The Delaware Chancery Court Nov. 30 dismissed two shareholder derivative lawsuits alleging that the executives allowed the bank to engage in fraudulent conduct.
Vice Chancellor Sam Glasscock III concluded that BNY Mellon’s board didn’t improperly reject pre-litigation demands by the shareholders to take legal action. Under Delaware law, when such a demand is rejected, an investor can only proceed with its lawsuit on the company’s behalf if it successfully shows that the board was grossly negligent in refusing to act.
The bank has incurred approximately $1 billion in losses from lawsuits and regulatory actions over its forex practices, according to the court’s decision.
In May 2015, BNY Mellon agreed to pay $714 million to settle allegations brought by the U.S. Department of Justice and the New York Attorney General. Prosecutors charged that the bank promised to provide clients with the best rates available when executing forex trades but instead provided them with less favorable terms.

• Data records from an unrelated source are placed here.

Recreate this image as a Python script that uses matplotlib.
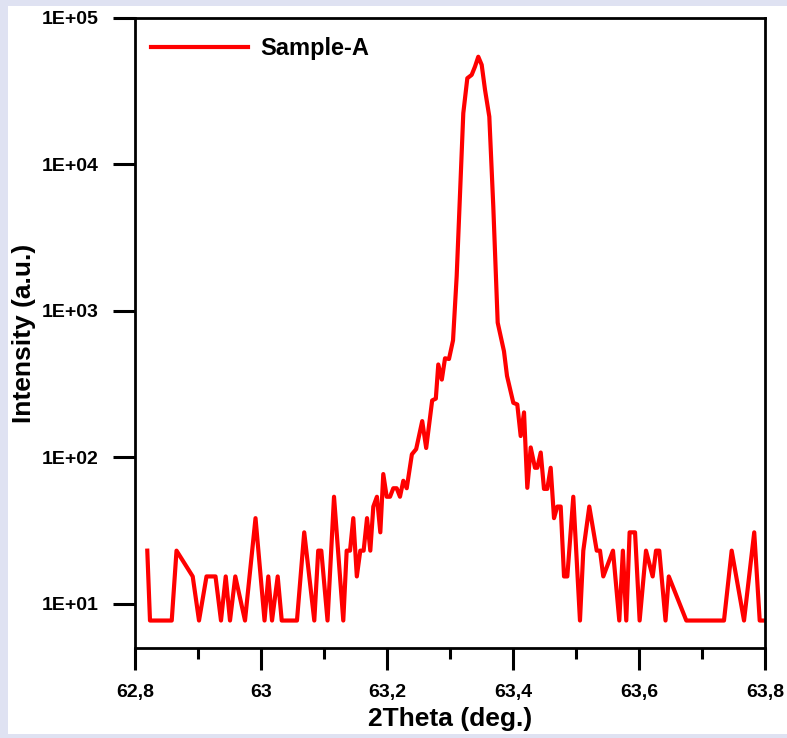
import matplotlib
matplotlib.use("Agg")
import matplotlib.pyplot as plt
import matplotlib.ticker as ticker
from matplotlib.patches import Rectangle

plt.rcParams['font.family'] = ['Liberation Sans', 'DejaVu Sans']
plt.rcParams['font.weight'] = 'bold'

# Digitised XRD scan (vertices of the polyline)
two_theta = [
    62.8195, 62.8238, 62.8583, 62.8659, 62.8916, 62.9016, 62.9135, 62.9278,
    62.9365, 62.9440, 62.9508, 62.9592, 62.9746, 62.9913, 63.0056, 63.0116,
    63.0175, 63.0265, 63.0329, 63.0571, 63.0686, 63.0846, 63.0908, 63.0957,
    63.1056, 63.1159, 63.1306, 63.1360, 63.1413, 63.1465, 63.1521, 63.1576,
    63.1629, 63.1683, 63.1735, 63.1783, 63.1840, 63.1894, 63.1941, 63.1995,
    63.2048, 63.2100, 63.2154, 63.2206, 63.2259, 63.2313, 63.2395, 63.2463,
    63.2559, 63.2622, 63.2717, 63.2775, 63.2814, 63.2870, 63.2921, 63.2984,
    63.3048, 63.3106, 63.3211, 63.3275, 63.3344, 63.3397, 63.3449, 63.3503,
    63.3556, 63.3624, 63.3687, 63.3757, 63.3857, 63.3905, 63.4005, 63.4068,
    63.4122, 63.4175, 63.4227, 63.4281, 63.4349, 63.4386, 63.4440, 63.4492,
    63.4544, 63.4598, 63.4651, 63.4703, 63.4757, 63.4810, 63.4862, 63.4957,
    63.5063, 63.5116, 63.5211, 63.5329, 63.5381, 63.5433, 63.5587, 63.5687,
    63.5744, 63.5798, 63.5851, 63.5937, 63.6010, 63.6111, 63.6217, 63.6270,
    63.6322, 63.6421, 63.6473, 63.6751, 63.7349, 63.7471, 63.7667, 63.7829,
    63.7916, 63.7963,
]
intensity = [
    23.1, 7.7, 7.7, 23.1, 15.4, 7.7, 15.4, 15.4,
    7.7, 15.4, 7.7, 15.4, 7.7, 38.5, 7.7, 15.4,
    7.7, 15.4, 7.7, 7.7, 30.8, 7.7, 23.1, 23.1,
    7.7, 53.9, 7.7, 23.1, 23.1, 38.5, 15.4, 23.1,
    23.1, 38.5, 23.1, 46.2, 53.9, 30.8, 77, 53.9,
    53.9, 61.6, 61.6, 53.9, 69.3, 61.6, 105, 114,
    177, 116, 245, 252, 431, 340, 475, 470,
    630, 1725, 22400, 38800, 40900, 46600, 54400, 47900,
    32300, 21200, 5180, 832, 530, 360, 236, 230,
    140, 203, 62, 117, 85, 85, 108, 61,
    61, 85, 38.5, 46.2, 46.2, 15.4, 15.4, 53.9,
    7.7, 23.1, 46.2, 23.1, 23.1, 15.4, 23.1, 7.7,
    23.1, 7.7, 30.8, 30.8, 7.7, 23.1, 15.4, 23.1,
    23.1, 7.7, 15.4, 7.7, 7.7, 23.1, 7.7, 30.8,
    7.7, 7.7,
]
series_name = "Sample-A"
x_ticks = [62.8, 63.0, 63.2, 63.4, 63.6, 63.8]
x_tick_labels = ["62,8", "63", "63,2", "63,4", "63,6", "63,8"]
y_ticks = [1e1, 1e2, 1e3, 1e4, 1e5]
y_tick_labels = ["1E+01", "1E+02", "1E+03", "1E+04", "1E+05"]

W, H = 787, 738
fig = plt.figure(figsize=(W / 100, H / 100), dpi=100)
fig.patch.set_facecolor("#dfe2f2")
# white panel inside the lavender border
fig.patches.append(Rectangle((8 / W, 1 - 734 / H), 1 - 8 / W, (734 - 6) / H,
                             transform=fig.transFigure, facecolor="white",
                             edgecolor="none", zorder=-10))

ax = fig.add_axes([135 / W, 1 - 648 / H, 630 / W, 630 / H])
ax.set_facecolor("white")

ax.plot(two_theta, intensity, color="#ff0000", lw=3, label=series_name)

ax.set_yscale("log")
ax.set_xlim(62.8, 63.8)
ax.set_ylim(5, 1e5)

ax.set_xticks(x_ticks)
ax.set_xticklabels(x_tick_labels)
ax.xaxis.set_minor_locator(ticker.MultipleLocator(0.1))
ax.set_yticks(y_ticks)
ax.set_yticklabels(y_tick_labels)
ax.yaxis.set_minor_locator(ticker.NullLocator())

ax.tick_params(axis="x", which="major", direction="out", length=16,
               width=2.2, labelsize=14, pad=10)
ax.tick_params(axis="y", which="major", direction="out", length=16,
               width=2.2, labelsize=14, pad=10)
ax.tick_params(axis="x", which="minor", direction="out", length=8, width=2.2)
ax.tick_params(top=False, right=False)
for spine in ax.spines.values():
    spine.set_linewidth(2)

ax.set_xlabel("2Theta (deg.)", fontsize=19, fontweight="bold", labelpad=4)
ax.set_ylabel("Intensity (a.u.)", fontsize=19, fontweight="bold", labelpad=4)

ax.legend(loc="upper left", frameon=False, handlelength=4.1,
          handletextpad=0.5, borderaxespad=0.0, bbox_to_anchor=(0.011, 0.985),
          prop={"weight": "bold", "size": 17})

fig.savefig("out.png", dpi=100, facecolor=fig.get_facecolor())
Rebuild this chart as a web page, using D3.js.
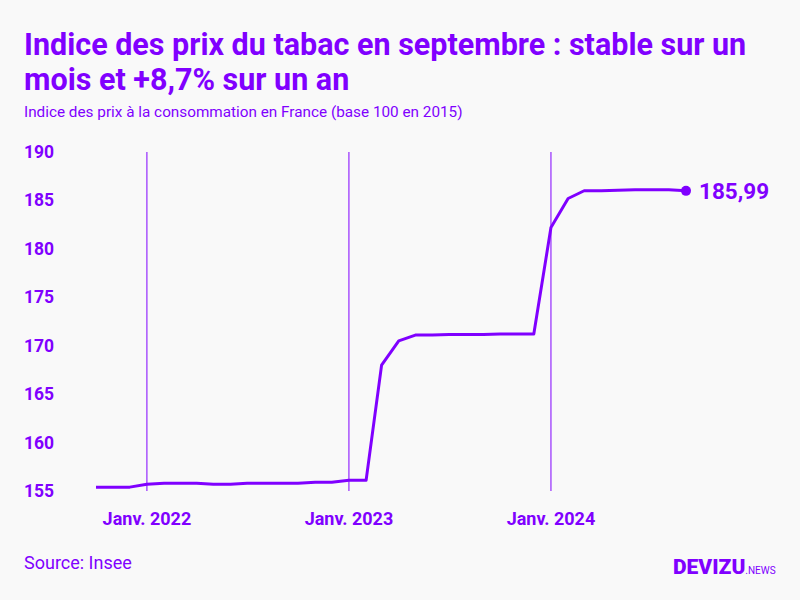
<!DOCTYPE html><html><head><meta charset="utf-8"><script src="https://cdn.jsdelivr.net/npm/d3@7"></script>
<style>body{margin:0;background:#f9f9f9}svg{font-family:Roboto,sans-serif}</style></head><body><svg width="800" height="600"></svg>
<script>
const months = d3.range(36).map(i => new Date(2021, 9 + i, 1));
const values = [155.4,155.4,155.4,155.7,155.8,155.8,155.8,155.7,155.7,155.8,155.8,155.8,155.8,155.9,155.9,156.1,156.1,168.0,170.5,171.1,171.1,171.15,171.15,171.15,171.2,171.2,171.2,182.2,185.2,186.0,186.0,186.05,186.1,186.1,186.1,185.99];
const yTicks = [155,160,165,170,175,180,185,190];
const xTicks = [new Date(2022,0,1), new Date(2023,0,1), new Date(2024,0,1)];
const xLabels = ["Janv. 2022","Janv. 2023","Janv. 2024"];
const C = "#8000ff";
const svg = d3.select("svg");
svg.append("rect").attr("width",800).attr("height",600).attr("fill","#f9f9f9");
const x = d3.scaleTime().domain([months[0], months[35]]).range([96, 686]);
const y = d3.scaleLinear().domain([155,190]).range([491,152]);
svg.append("text").attr("x",24).attr("y",55).attr("font-size",30.5).attr("font-weight",700).attr("fill",C).text("Indice des prix du tabac en septembre : stable sur un");
svg.append("text").attr("x",24).attr("y",90).attr("font-size",30.5).attr("font-weight",700).attr("fill",C).text("mois et +8,7% sur un an");
svg.append("text").attr("x",24).attr("y",117).attr("font-size",15.3).attr("fill",C).text("Indice des prix à la consommation en France (base 100 en 2015)");
xTicks.forEach((d,i)=>{
  svg.append("line").attr("x1",x(d)).attr("x2",x(d)).attr("y1",152).attr("y2",491).attr("stroke",C).attr("stroke-width",1);
  svg.append("text").attr("x",x(d)).attr("y",525).attr("text-anchor","middle").attr("font-size",18).attr("font-weight",700).attr("fill",C).text(xLabels[i]);
});
yTicks.forEach(t=>svg.append("text").attr("x",24).attr("y",y(t)+6).attr("font-size",17.5).attr("font-weight",700).attr("fill",C).text(t));
svg.append("path").datum(values).attr("fill","none").attr("stroke",C).attr("stroke-width",3).attr("stroke-linejoin","round")
  .attr("d", d3.line().x((d,i)=>x(months[i])).y(d=>y(d)));
svg.append("circle").attr("cx",x(months[35])).attr("cy",y(values[35])).attr("r",5).attr("fill",C);
svg.append("text").attr("x",699).attr("y",y(values[35])+8).attr("font-size",22.5).attr("font-weight",700).attr("fill",C).text("185,99");
svg.append("text").attr("x",24).attr("y",569).attr("font-size",18).attr("fill",C).text("Source: Insee");
const lg = svg.append("text").attr("x",673).attr("y",574).attr("fill",C);
lg.append("tspan").attr("font-size",21).attr("font-weight",900).text("DEVIZU");
lg.append("tspan").attr("font-size",10).text(".NEWS");
</script></body></html>
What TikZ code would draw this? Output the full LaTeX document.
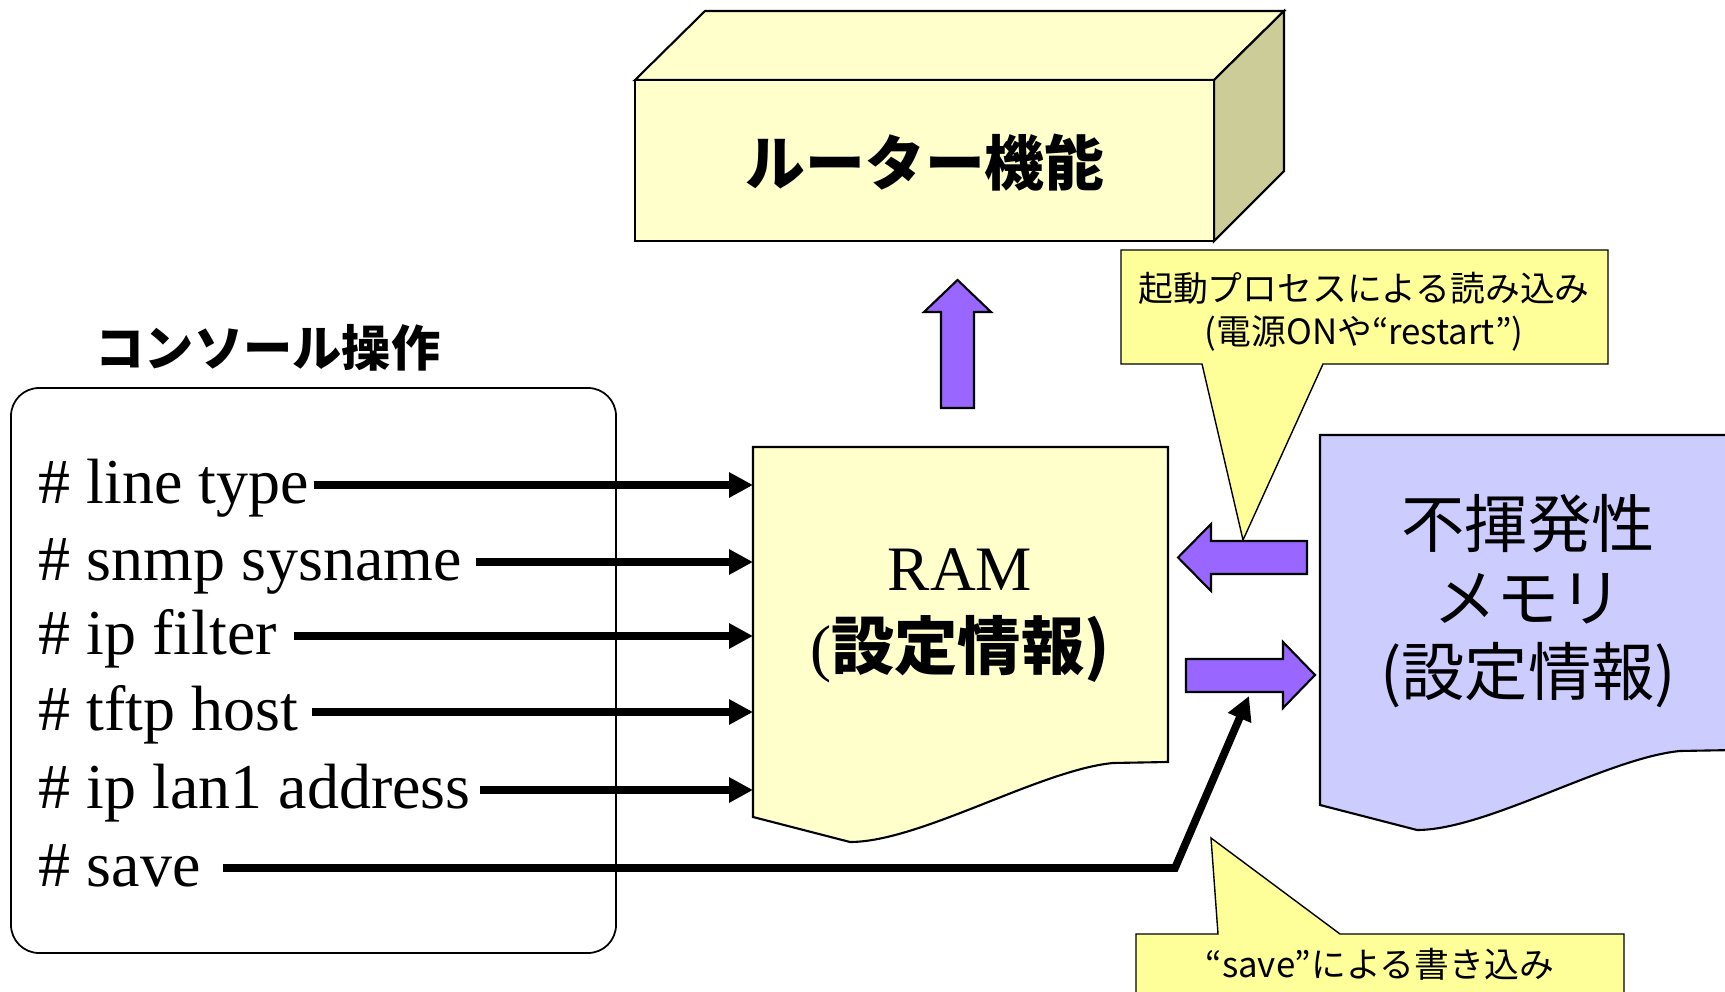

Shareholder Murray Zucker made a litigation demand in March 2011 that was rejected that year by a special committee of BNY Mellon independent directors. Zucker claimed that the company’s 2015 settlements with government agencies showed the special committee wrongfully refused his litigation demand.
The court rejected the argument. "[Zucker] asks that I look past the steps the Board took via the Special Committee to inform itself, and conclude that based on the existence of large settlements later in time, the Board must have been grossly negligent,” Glasscock wrote. “That is not our law, nor does it follow logically, in my view, from the facts pled.”
The court also found that the special committee could reasonably rely on an investigation by its corporate counsel, Cravath, Swaine and Moore LLP. It said the firm reviewed over 10,000 documents and conducted numerous interviews, after which it provided the bank with a detailed overview of its fact-finding.
In a separate ruling, the court concluded that a special committee of directors didn’t wrongfully refuse a litigation demand by shareholder Carole Kops in 2012. Glasscock rejected Kops’ argument that the committee wrongfully refused her demand because it relied solely on its previous investigation and didn’t consider subsequent developments.